• _Task to carry out_:
Each entry that follows is to be retyped exactly. Pictures do not belong in the copy.

** start **

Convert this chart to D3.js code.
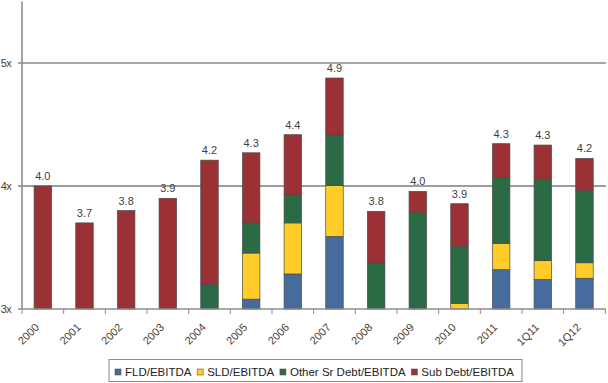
<!DOCTYPE html>
<html>
<head>
<meta charset="utf-8">
<script src="https://cdn.jsdelivr.net/npm/d3@7"></script>
<style>
  html, body { margin: 0; padding: 0; background: #fff; }
  svg { display: block; font-family: "Liberation Sans", Arial, sans-serif; }
</style>
</head>
<body>
<svg id="chart" width="608" height="383"></svg>
<script>
const categories = ["2000","2001","2002","2003","2004","2005","2006","2007","2008","2009","2010","2011","1Q11","1Q12"];
const fld      = [0, 0, 0, 0, 0, 3.08, 3.285, 3.59, 0, 0, 0, 3.32, 3.24, 3.25];
const sld      = [0, 0, 0, 0, 0, 0.375, 0.415, 0.415, 0, 0, 3.046, 0.213, 0.153, 0.126];
const otherSr  = [0, 0, 0, 0, 3.2, 0.245, 0.227, 0.41, 3.374, 3.783, 0.463, 0.537, 0.661, 0.586];
const subDebt  = [4.0, 3.7, 3.8, 3.9, 1.01, 0.57, 0.49, 0.463, 0.42, 0.173, 0.347, 0.274, 0.279, 0.262];
const totalLabels = ["4.0","3.7","3.8","3.9","4.2","4.3","4.4","4.9","3.8","4.0","3.9","4.3","4.3","4.2"];
const seriesNames = ["FLD/EBITDA", "SLD/EBITDA", "Other Sr Debt/EBITDA", "Sub Debt/EBITDA"];
const yTicks = [3, 4, 5];
const yTickLabels = ["3x", "4x", "5x"];

const colors = ["#456C9C", "#FFCC29", "#2A6B45", "#9B3135"];
const keys = ["fld", "sld", "other", "sub"];

const rows = categories.map((c, i) => ({ cat: c, fld: fld[i], sld: sld[i], other: otherSr[i], sub: subDebt[i] }));
const stacked = d3.stack().keys(keys)(rows);

const svg = d3.select("#chart");
const x = d3.scaleBand().domain(categories).range([22, 605.3]).paddingInner(0.58).paddingOuter(0.29);
const y = d3.scaleLinear().domain([3, 5.5]).range([309, 1.5]).clamp(true);
const step = x.step();

// gridlines
svg.append("line").attr("x1", 18).attr("x2", 606).attr("y1", y(5)).attr("y2", y(5))
  .attr("stroke", "#8a8a8a").attr("stroke-width", 1.4);
svg.append("line").attr("x1", 18).attr("x2", 606).attr("y1", y(4)).attr("y2", y(4))
  .attr("stroke", "#3a3a3a").attr("stroke-width", 1);

// bars
const g = svg.append("g");
stacked.forEach((layer, li) => {
  layer.forEach((d, i) => {
    const y0 = y(d[0]), y1 = y(d[1]);
    if (y0 - y1 < 0.5) return;
    g.append("rect")
      .attr("x", x(categories[i]))
      .attr("y", y1)
      .attr("width", x.bandwidth())
      .attr("height", y0 - y1)
      .attr("fill", colors[li])
      .attr("stroke", "#4a4a4a")
      .attr("stroke-width", 0.7);
  });
});

// value labels
const totals = rows.map(r => r.fld + r.sld + r.other + r.sub);
svg.append("g").selectAll("text").data(categories).join("text")
  .attr("x", d => x(d) + x.bandwidth() / 2)
  .attr("y", (d, i) => y(totals[i]) - 6)
  .attr("text-anchor", "middle")
  .attr("font-size", 11)
  .attr("fill", "#404040")
  .text((d, i) => totalLabels[i]);

// y axis
svg.append("line").attr("x1", 22).attr("x2", 22).attr("y1", 1.5).attr("y2", 309)
  .attr("stroke", "#8c8c8c").attr("stroke-width", 1.6);
svg.append("g").selectAll("text").data(yTicks).join("text")
  .attr("x", 11).attr("y", d => y(d) + 4)
  .attr("text-anchor", "end")
  .attr("font-size", 11)
  .attr("letter-spacing", -0.7)
  .attr("fill", "#4a3e34")
  .text((d, i) => yTickLabels[i]);

// x axis
svg.append("line").attr("x1", 18).attr("x2", 606).attr("y1", 309).attr("y2", 309)
  .attr("stroke", "#8c8c8c").attr("stroke-width", 1.4);
const bounds = d3.range(categories.length + 1).map(i => x.range()[0] + i * step);
svg.append("g").selectAll("line").data(bounds).join("line")
  .attr("x1", d => d).attr("x2", d => d).attr("y1", 309).attr("y2", 314)
  .attr("stroke", "#8c8c8c").attr("stroke-width", 1);
svg.append("g").selectAll("text").data(categories).join("text")
  .attr("transform", d => `translate(${x(d) + x.bandwidth() / 2 - 3},${328}) rotate(-45)`)
  .attr("text-anchor", "end")
  .attr("font-size", 11)
  .attr("fill", "#4a3e34")
  .text(d => d);

// legend
const leg = svg.append("g");
const boxL = 109, boxR = 522;
const box = leg.append("rect").attr("x", boxL).attr("y", 359.5).attr("width", boxR - boxL).attr("height", 22)
  .attr("fill", "#fff").attr("stroke", "#8a8a8a").attr("stroke-width", 1);
const items = seriesNames.map((name, i) => {
  const sq = leg.append("rect").attr("y", 369).attr("width", 6).attr("height", 6)
    .attr("fill", colors[i]).attr("stroke", "#555").attr("stroke-width", 0.6);
  const t = leg.append("text").attr("y", 375.5)
    .attr("font-size", 11.5).attr("fill", "#222").text(name);
  return { sq, t, w: t.node().getComputedTextLength() };
});
const sumW = d3.sum(items, d => d.w);
const gap = ((boxR - 8) - (boxL + 6) - sumW - items.length * 10) / (items.length - 1);
let lx = boxL + 6;
items.forEach(it => {
  it.sq.attr("x", lx);
  it.t.attr("x", lx + 10);
  lx += 10 + it.w + gap;
});
</script>
</body>
</html>
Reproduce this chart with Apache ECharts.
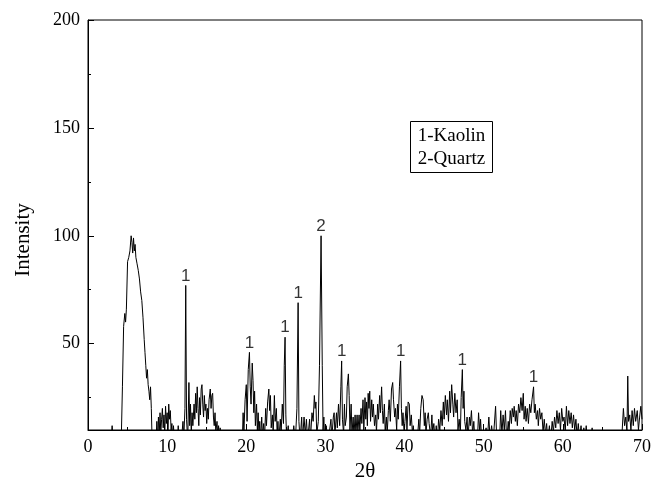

** end **

• _Written response_:
Convert this chart to D3.js code.
<!DOCTYPE html>
<html>
<head>
<meta charset="utf-8">
<script src="https://cdn.jsdelivr.net/npm/d3@7"></script>
<style>
  html, body { margin: 0; padding: 0; background: #fff; }
  svg { display: block; font-family: "Liberation Sans", Arial, sans-serif; }
</style>
</head>
<body>
<svg id="chart" width="608" height="383"></svg>
<script>
const categories = ["2000","2001","2002","2003","2004","2005","2006","2007","2008","2009","2010","2011","1Q11","1Q12"];
const fld      = [0, 0, 0, 0, 0, 3.08, 3.285, 3.59, 0, 0, 0, 3.32, 3.24, 3.25];
const sld      = [0, 0, 0, 0, 0, 0.375, 0.415, 0.415, 0, 0, 3.046, 0.213, 0.153, 0.126];
const otherSr  = [0, 0, 0, 0, 3.2, 0.245, 0.227, 0.41, 3.374, 3.783, 0.463, 0.537, 0.661, 0.586];
const subDebt  = [4.0, 3.7, 3.8, 3.9, 1.01, 0.57, 0.49, 0.463, 0.42, 0.173, 0.347, 0.274, 0.279, 0.262];
const totalLabels = ["4.0","3.7","3.8","3.9","4.2","4.3","4.4","4.9","3.8","4.0","3.9","4.3","4.3","4.2"];
const seriesNames = ["FLD/EBITDA", "SLD/EBITDA", "Other Sr Debt/EBITDA", "Sub Debt/EBITDA"];
const yTicks = [3, 4, 5];
const yTickLabels = ["3x", "4x", "5x"];

const colors = ["#456C9C", "#FFCC29", "#2A6B45", "#9B3135"];
const keys = ["fld", "sld", "other", "sub"];

const rows = categories.map((c, i) => ({ cat: c, fld: fld[i], sld: sld[i], other: otherSr[i], sub: subDebt[i] }));
const stacked = d3.stack().keys(keys)(rows);

const svg = d3.select("#chart");
const x = d3.scaleBand().domain(categories).range([22, 605.3]).paddingInner(0.58).paddingOuter(0.29);
const y = d3.scaleLinear().domain([3, 5.5]).range([309, 1.5]).clamp(true);
const step = x.step();

// gridlines
svg.append("line").attr("x1", 18).attr("x2", 606).attr("y1", y(5)).attr("y2", y(5))
  .attr("stroke", "#8a8a8a").attr("stroke-width", 1.4);
svg.append("line").attr("x1", 18).attr("x2", 606).attr("y1", y(4)).attr("y2", y(4))
  .attr("stroke", "#3a3a3a").attr("stroke-width", 1);

// bars
const g = svg.append("g");
stacked.forEach((layer, li) => {
  layer.forEach((d, i) => {
    const y0 = y(d[0]), y1 = y(d[1]);
    if (y0 - y1 < 0.5) return;
    g.append("rect")
      .attr("x", x(categories[i]))
      .attr("y", y1)
      .attr("width", x.bandwidth())
      .attr("height", y0 - y1)
      .attr("fill", colors[li])
      .attr("stroke", "#4a4a4a")
      .attr("stroke-width", 0.7);
  });
});

// value labels
const totals = rows.map(r => r.fld + r.sld + r.other + r.sub);
svg.append("g").selectAll("text").data(categories).join("text")
  .attr("x", d => x(d) + x.bandwidth() / 2)
  .attr("y", (d, i) => y(totals[i]) - 6)
  .attr("text-anchor", "middle")
  .attr("font-size", 11)
  .attr("fill", "#404040")
  .text((d, i) => totalLabels[i]);

// y axis
svg.append("line").attr("x1", 22).attr("x2", 22).attr("y1", 1.5).attr("y2", 309)
  .attr("stroke", "#8c8c8c").attr("stroke-width", 1.6);
svg.append("g").selectAll("text").data(yTicks).join("text")
  .attr("x", 11).attr("y", d => y(d) + 4)
  .attr("text-anchor", "end")
  .attr("font-size", 11)
  .attr("letter-spacing", -0.7)
  .attr("fill", "#4a3e34")
  .text((d, i) => yTickLabels[i]);

// x axis
svg.append("line").attr("x1", 18).attr("x2", 606).attr("y1", 309).attr("y2", 309)
  .attr("stroke", "#8c8c8c").attr("stroke-width", 1.4);
const bounds = d3.range(categories.length + 1).map(i => x.range()[0] + i * step);
svg.append("g").selectAll("line").data(bounds).join("line")
  .attr("x1", d => d).attr("x2", d => d).attr("y1", 309).attr("y2", 314)
  .attr("stroke", "#8c8c8c").attr("stroke-width", 1);
svg.append("g").selectAll("text").data(categories).join("text")
  .attr("transform", d => `translate(${x(d) + x.bandwidth() / 2 - 3},${328}) rotate(-45)`)
  .attr("text-anchor", "end")
  .attr("font-size", 11)
  .attr("fill", "#4a3e34")
  .text(d => d);

// legend
const leg = svg.append("g");
const boxL = 109, boxR = 522;
const box = leg.append("rect").attr("x", boxL).attr("y", 359.5).attr("width", boxR - boxL).attr("height", 22)
  .attr("fill", "#fff").attr("stroke", "#8a8a8a").attr("stroke-width", 1);
const items = seriesNames.map((name, i) => {
  const sq = leg.append("rect").attr("y", 369).attr("width", 6).attr("height", 6)
    .attr("fill", colors[i]).attr("stroke", "#555").attr("stroke-width", 0.6);
  const t = leg.append("text").attr("y", 375.5)
    .attr("font-size", 11.5).attr("fill", "#222").text(name);
  return { sq, t, w: t.node().getComputedTextLength() };
});
const sumW = d3.sum(items, d => d.w);
const gap = ((boxR - 8) - (boxL + 6) - sumW - items.length * 10) / (items.length - 1);
let lx = boxL + 6;
items.forEach(it => {
  it.sq.attr("x", lx);
  it.t.attr("x", lx + 10);
  lx += 10 + it.w + gap;
});
</script>
</body>
</html>
Reproduce this chart with Apache ECharts.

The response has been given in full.